Midnight Sun Review

Wow. Just wow.

Everything about this book takes me back to where I was when I first starting reading Twilight. I was obsessed then and I can confidently say I never grew out of it (side-note: anyone else stuck back in their middle school days during this quarantine? Music, books, movies… almost like growing up was a fever dream and we’re all back to square one). While I didn’t think I needed this book (tbh I forgot it was even on the table), when Stephenie Meyer announced the release date for Midnight Sun, I immediately preordered it. Then I counted down the days. Then I freaked out when I saw the SIZE of the book compared to Twilight. 

Edward was the ultimate book boyfriend while I was growing up in middle school, and I very much wanted to be in Bella’s place. I never thought it was a contest between Edward and Jacob… I thoroughly enjoyed both characters, but Edward always came first in my heart. I was a little bummed that we even got to experience Jacob’s perspective during Breaking Dawn, constantly wondering why we were never privy to Edward’s thoughts. Well, Edward has A LOT of thoughts… and I am HERE for it. I can see why it took 12 years to finish this book, and I’m grateful for the amount of detail that Stephanie has put into his character. 

Like the true book nerd I am, I decided to read Midnight Sun and Twilight side by side to see the comparisons. Honestly, I recommend reading it this way, though initially it is a little shocking. Since Edward is an incredibly deep character, this gives you insight into every single move that Bella happens to pick up on, and it also provides incredible background knowledge into other minor characters. Not only do we get to understand each of the Cullens on a more personal level, but we also get even more details on Bella’s classmates and family members due to Edward’s mind-reading talent. 

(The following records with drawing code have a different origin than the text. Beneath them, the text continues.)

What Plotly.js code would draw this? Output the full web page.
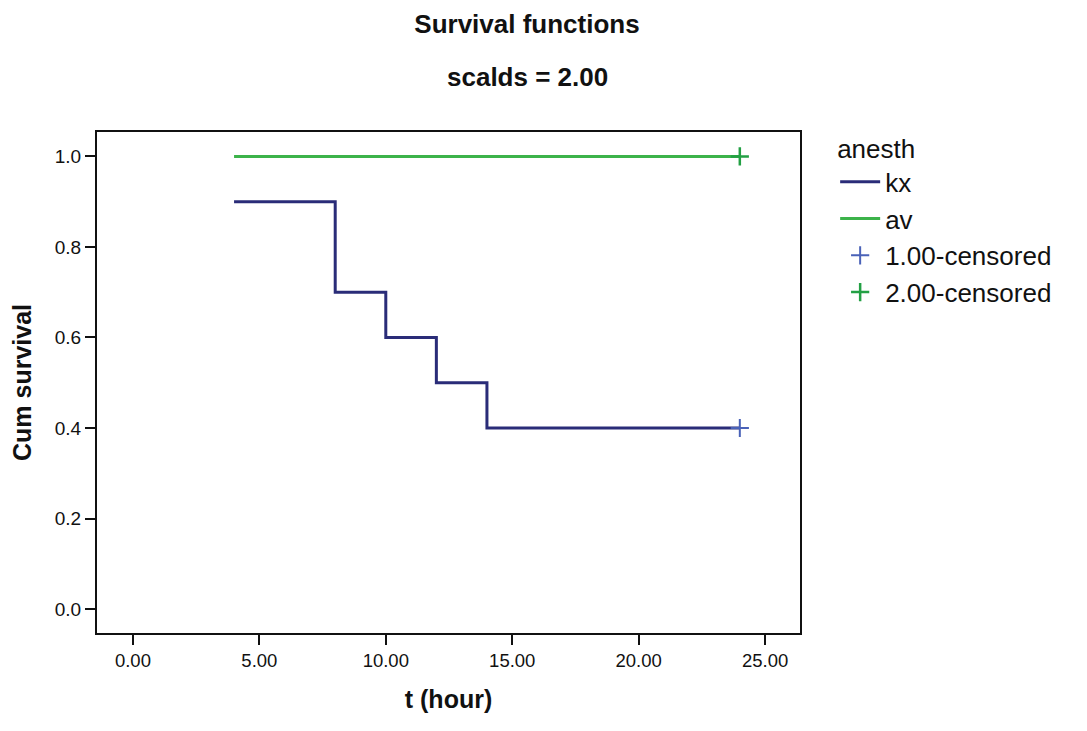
<!DOCTYPE html>
<html>
<head>
<meta charset="utf-8">
<script src="https://cdn.plot.ly/plotly-3.0.1.min.js"></script>
<style>html,body{margin:0;padding:0;background:#fff;}#chart{width:1087px;height:731px;}</style>
</head>
<body>
<div id="chart"></div>
<script>
// Data
const kxTime = [4, 8, 10, 12, 14, 24];
const kxSurvival = [0.9, 0.7, 0.6, 0.5, 0.4, 0.4];
const avTime = [4, 24];
const avSurvival = [1.0, 1.0];
const kxCensoredTime = [24];
const kxCensoredSurvival = [0.4];
const avCensoredTime = [24];
const avCensoredSurvival = [1.0];
const xTickValues = [0, 5, 10, 15, 20, 25];
const yTickValues = [0, 0.2, 0.4, 0.6, 0.8, 1.0];
const seriesNames = ['kx', 'av', '1.00-censored', '2.00-censored'];

const FONT = 'Liberation Sans, Arial, sans-serif';

const traces = [
  {x: kxTime, y: kxSurvival, name: seriesNames[0], mode: 'lines',
   line: {shape: 'hv', color: '#2a2c78', width: 3}},
  {x: avTime, y: avSurvival, name: seriesNames[1], mode: 'lines',
   line: {shape: 'hv', color: '#3cb34a', width: 3}},
  {x: kxCensoredTime, y: kxCensoredSurvival, name: seriesNames[2], mode: 'markers',
   marker: {symbol: 'cross-thin', size: 13, line: {color: '#4a62b8', width: 2}}},
  {x: avCensoredTime, y: avCensoredSurvival, name: seriesNames[3], mode: 'markers',
   marker: {symbol: 'cross-thin', size: 13, line: {color: '#23a044', width: 2.5}}}
];

const layout = {
  width: 1087, height: 731,
  margin: {l: 97, r: 287, t: 132, b: 98},
  paper_bgcolor: '#ffffff', plot_bgcolor: '#ffffff',
  font: {family: FONT, color: '#111'},
  title: {text: '<b>Survival functions</b>', font: {family: FONT, size: 26, color: '#111'},
          x: 527 / 1087, xanchor: 'center', xref: 'container', y: 1 - 24 / 731, yanchor: 'middle', yref: 'container'},
  annotations: [
    {text: '<b>scalds = 2.00</b>', xref: 'paper', yref: 'paper', x: (527 - 97) / 703, y: (633 - 77) / 501,
     xanchor: 'center', yanchor: 'middle', showarrow: false, font: {family: FONT, size: 26, color: '#111'}}
  ],
  xaxis: {
    range: [-1.42, 26.38], tickvals: xTickValues, tickformat: '.2f',
    ticks: 'outside', ticklen: 10, tickwidth: 2, tickcolor: '#111',
    showline: true, linecolor: '#111', linewidth: 2, mirror: true,
    showgrid: false, zeroline: false,
    tickfont: {family: FONT, size: 18.5, color: '#111'},
    title: {text: '<b>t (hour)</b>', font: {family: FONT, size: 25, color: '#111'}, standoff: 20}
  },
  yaxis: {
    range: [-0.053, 1.054], tickvals: yTickValues, tickformat: '.1f',
    ticks: 'outside', ticklen: 10, tickwidth: 2, tickcolor: '#111',
    showline: true, linecolor: '#111', linewidth: 2, mirror: true,
    showgrid: false, zeroline: false,
    tickfont: {family: FONT, size: 19, color: '#111'},
    title: {text: '<b>Cum survival</b>', font: {family: FONT, size: 25, color: '#111'}, standoff: 16}
  },
  showlegend: true,
  legend: {
    x: 1.05, y: 1.015, xanchor: 'left', yanchor: 'top',
    font: {family: FONT, size: 26, color: '#111'},
    title: {text: 'anesth', font: {family: FONT, size: 26, color: '#111'}},
    tracegroupgap: 0, itemwidth: 40, bgcolor: 'rgba(0,0,0,0)'
  }
};

Plotly.newPlot('chart', traces, layout, {displayModeBar: false, staticPlot: true});
</script>
</body>
</html>
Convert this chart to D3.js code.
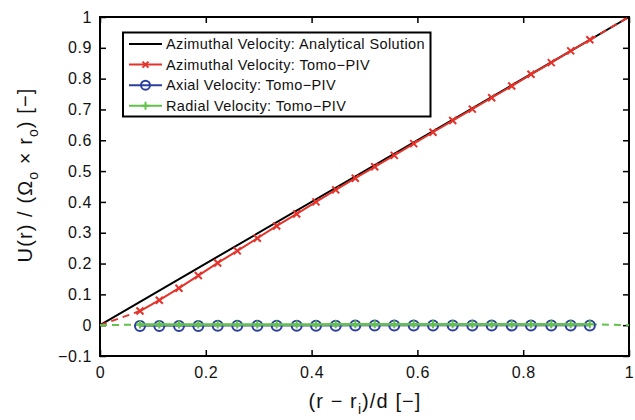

The most obvious difference between Twilight and Midnight Sun is the size of the books… and one of the more funny explanations for this difference that I came across is that Bella simply has no thoughts. My sense of humor can appreciate that joke (ESPECIALLY if you think the books are better than the movies), but this is where I can also praise Stephanie Meyer’s writing a little bit. We have to remember that Edward is a creature from a completely different time period, and this is evident within his internal thoughts. She put a lot of effort into keeping him true to his era, and I have to give her kudos for this degree of detail. He also has had over 100 years to be wrapped up not only within his own thoughts 24/7, but to also be wrapped up in the thoughts of everyone else around him. So to me, this makes perfect sense to explain the difference between his internal monologue and Bella’s, and even Jacob’s. Both Bella and Jacob are products of this modern day, so I’d naturally expect them to think as they do. It once again makes me appreciate how differently Stephenie Meyer wrote this book from Twilight. 

I loved the extra insight into each of the minor characters. We already knew some of Bella’s classmates were annoying (i.e. Jessica and Mike) but we never got to see just how annoying they were because Bella was never too concerned about the opinion of her peers. I also enjoyed reading scenes we never got the chance to see before, like when the Cullens confront Edward about whether Bella should be dealt with after he saves her from the van. 

The only part of the book that irked me was the fact that Edward blamed himself for everything that happened to Bella and how he decided he was going to eventually leave her for her “well-being”… but we already knew this so I can’t be too mad. It was just annoying how he didn’t listen to Alice or any one of his other family members who seemed to know from the start that Bella was going to eventually join them as a vampire. Like come on guy… stop being a martyr and stop thinking of yourself as a monster and just embrace the future… as we all know, Bella excels at being a vampire, almost as if that was her destiny to be a better vampire than she ever was as a human. 

All in all, Midnight Sun was a delight. While the details and intensity of Edward’s perspective was quite the change at first, I came to enjoy it much more than Bella’s point of view. I wish she would write all of the books from Edward’s viewpoint just because there was so much more detail and insight to every major plot point. We can only dream, right?